イスラエル当局がこの事故に「関係ない」と否定していても、彼らは過去に何度も要人の殺害も含めて行ってきていますが、その責任を認めたことは一度もありません。そしてイスラエルでは ライシ大統領の死を喜んでいるようなコメントも飛び交っています。

 

 

そして、もう1つ、もしこれが事故だったという場合に 原因のひとつとして挙げられるのが ヘリコプターが40年以上も経った古いアメリカ製のベル212ヘリコプターだったということです。

 

おそらくそれは イラン革命前の親米傀儡政権だったパーレビ政権時代にアメリカから大量の兵器や戦闘機を買っていましたので、その1つではないでしょうか。

しかし、イランはアメリカから長い間経済制裁を食らっていますので、ヘリコプターの補修やメンテナンス部品が手に入らず、老朽化した米国製ヘリコプターをきちんと整備できていなかった可能性があります。

 

下の写真を見ると驚くのですけど、このヘリコプターは政府のトップや要人が乗るものだとは信じられないくらいに、キャビンも狭いし、まるで一般人の観光ツアーや取材スタッフが乗るヘリコプターのようです。
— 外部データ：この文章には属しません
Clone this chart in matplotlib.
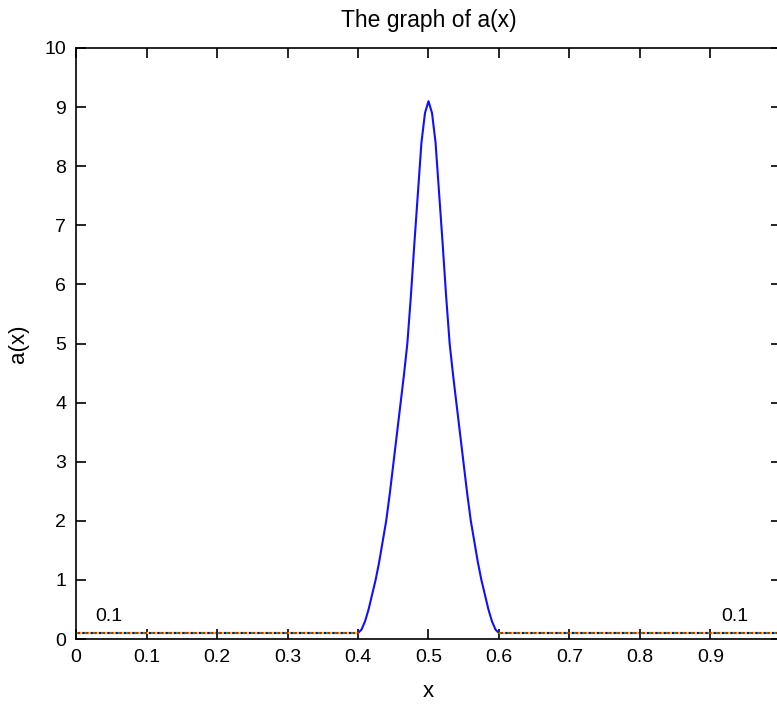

そのような質素で狭いキャビンに ライシ大統領、アブドラヒアン外相らが座っているのです。

 

(上の2枚の写真:ヘリに搭乗中のライシ大統領とアブドラヒアン外相、ベル212ヘリコプターの外観)

 

 

イラン革命以降の最高指導者だったホメイニ師は 非常に質素な生活をされていたことで有名ですが、ホメイニ師がそうであったように、イランの聖職者や要人の方々は このように 本来お金をかけなければならないところを倹約して質素にしていたようなところがありますので、イランは未だに、米傀儡だったパーレビ政権時代に買った1970年代のF-14戦闘機などの古い機材を使っていたりもします。

 

この悲劇的な墜落が 事故によるものだとしたら、その一因は 霧による悪天候というよりも 古い機材と米制裁によるメンテナンス不良にあるかもしれません。

 

もちろん、まだ証拠はないのですが、「暗殺」の可能性も捨てきれないですし、今後の詳しい調査が待たれるところです。